For general advice on how to get involved in research at Stanford, take a look at this helpful guide: Stanford Undergraduate Advising and Research (UAR) Guide
"I believe that there is no better way to explore your major than by doing research with a faculty member in your department. I was extraordinarily lucky to have received an REU grant the summer before my sophomore year. Not only did I get to meet graduate students and other undergraduates in my major who shared valuable insights into what being a chemical engineer was like, but I was also exposed to cutting-edge research and laboratory techniques, to which I otherwise would not have gotten hands-on experience."
- Milena Gonzalez, Chemical Engineering
"I am a senior, majoring in Bioengineering, who has worked in multiple research labs and held one internship in industry over the past 3.5 years. Performing academic research at Stanford allowed me to develop technical skills relevant for graduate studies and the workforce. It also provided me the scientific mindset that emphasizes constant questioning.

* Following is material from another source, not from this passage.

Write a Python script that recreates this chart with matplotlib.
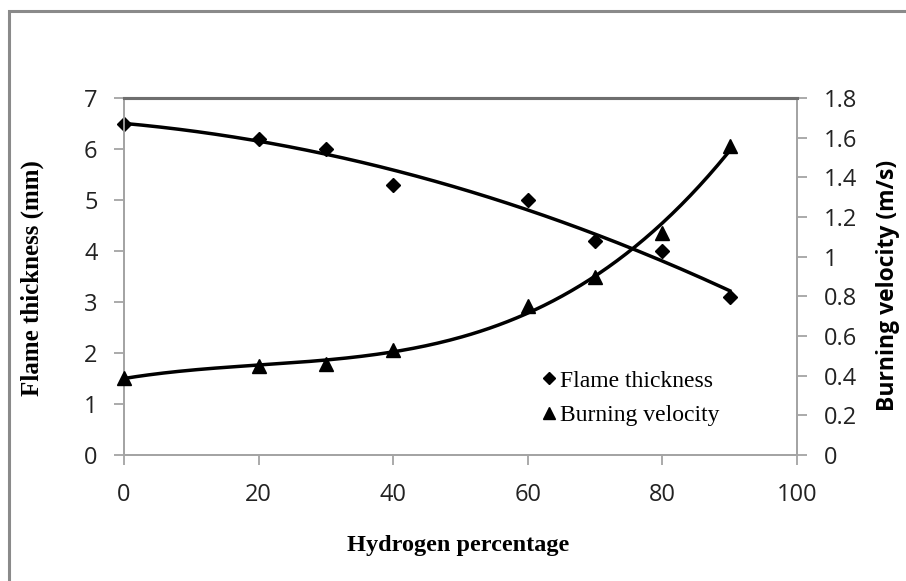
import numpy as np
import matplotlib
matplotlib.use("Agg")
import matplotlib.pyplot as plt
from matplotlib.patches import Rectangle
from matplotlib.lines import Line2D

# dati
idrogeno = [0, 20, 30, 40, 60, 70, 80, 90]
spessore_fiamma = [6.5, 6.2, 6.0, 5.3, 5.0, 4.2, 4.0, 3.1]
velocita = [0.39, 0.45, 0.46, 0.53, 0.75, 0.90, 1.12, 1.56]

x_ticks = [0, 20, 40, 60, 80, 100]
y1_ticks = [0, 1, 2, 3, 4, 5, 6, 7]
y2_ticks = [0, 0.2, 0.4, 0.6, 0.8, 1.0, 1.2, 1.4, 1.6, 1.8]

W, H = 906, 581
fig = plt.figure(figsize=(W / 100, H / 100), dpi=100)
fig.patch.set_facecolor("white")

# cornice esterna grigia (solo lato sinistro e superiore visibili)
fig.add_artist(Rectangle((8.5 / W, -0.2), 1.5, 1.2 - 10.5 / H, transform=fig.transFigure,
                         fill=False, edgecolor="#8a8a8a", linewidth=2.2))

ax = fig.add_axes([124 / W, 1 - 455 / H, (797 - 124) / W, (455 - 98) / H])
ax2 = ax.twinx()

# linee di tendenza polinomiali
xx = np.linspace(0, 90, 200)
p1 = np.polyfit(idrogeno, spessore_fiamma, 2)
p2 = np.polyfit(idrogeno, velocita, 3)
ax.plot(xx, np.polyval(p1, xx), color="black", lw=2.5, zorder=2)
ax2.plot(xx, np.polyval(p2, xx), color="black", lw=2.5, zorder=2)

ax.plot(idrogeno, spessore_fiamma, linestyle="none", marker="D", color="black",
        markersize=6.8, zorder=3, clip_on=False)
ax2.plot(idrogeno, velocita, linestyle="none", marker="^", color="black",
         markersize=10, zorder=3, clip_on=False)

ax.set_xlim(0, 100)
ax.set_ylim(0, 7)
ax2.set_ylim(0, 1.8)
ax.set_xticks(x_ticks)
ax.set_yticks(y1_ticks)
ax2.set_yticks(y2_ticks)
ax2.set_yticklabels(["%g" % v for v in y2_ticks])

for lab in ax.get_xticklabels() + ax.get_yticklabels() + ax2.get_yticklabels():
    lab.set_fontfamily("Open Sans")
    lab.set_fontsize(17)
    lab.set_color("#222222")

grigio = "#a4a4a4"
for a in (ax, ax2):
    for s in ("left", "right", "bottom"):
        a.spines[s].set_color(grigio)
        a.spines[s].set_linewidth(1.3)
    a.spines["top"].set_color("#6e6e6e")
    a.spines["top"].set_linewidth(2.2)
    a.tick_params(color=grigio, width=1.3, length=7, direction="out")
ax.tick_params(axis="x", pad=13)
ax.tick_params(axis="y", pad=12)
ax2.tick_params(axis="y", pad=12)

ax.set_xlabel("Hydrogen percentage", fontfamily="Liberation Serif", fontweight="bold",
              fontsize=17.5)
ax.xaxis.set_label_coords(0.496, -0.225)
ax.set_ylabel("Flame thickness (mm)", fontfamily="Liberation Serif", fontweight="bold",
              fontsize=18)
ax.yaxis.set_label_coords(-0.119, 0.496)
ax2.set_ylabel("Burning velocity (m/s)", fontfamily="Open Sans", fontweight="bold",
               fontsize=16.5)
ax2.yaxis.set_label_coords(1.117, 0.476)

handles = [Line2D([], [], linestyle="none", marker="D", color="black", markersize=6),
           Line2D([], [], linestyle="none", marker="^", color="black", markersize=9)]
ax2.legend(handles, ["Flame thickness", "Burning velocity"], loc="center left",
           bbox_to_anchor=((540 - 124) / 673, (455 - 398) / 357), borderaxespad=0,
           borderpad=0, frameon=False, handletextpad=0.05, handlelength=0.8,
           labelspacing=0.55, prop=dict(family="Liberation Serif", size=17))

fig.savefig("out.png", dpi=100)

Those skills and attitude proved useful in my classes and when I obtained an internship developing a cochlear implant (hearing device for the profoundly deaf)."
- Meghan Bowler, Bioengineering
I've never had any research experience before. Is the REU program really a possibility?
Everyone starting research has that question, so do not be deterred. Around 200 students are part of the program each summer. If you are eager and ready to learn you will almost certainly succeed. Be persistent.
I missed the deadline for applying to my department's summer research program. Can I still get involved in research?
Try contacting a particular professor in the department that you would like to work with, and ask if he or she still has openings for undergraduates. The number of positions, however, is limited.
What is the stipend?
For the most part, a summer research program will provide a full-time stipend of up to $6000 for the 10-week summer session.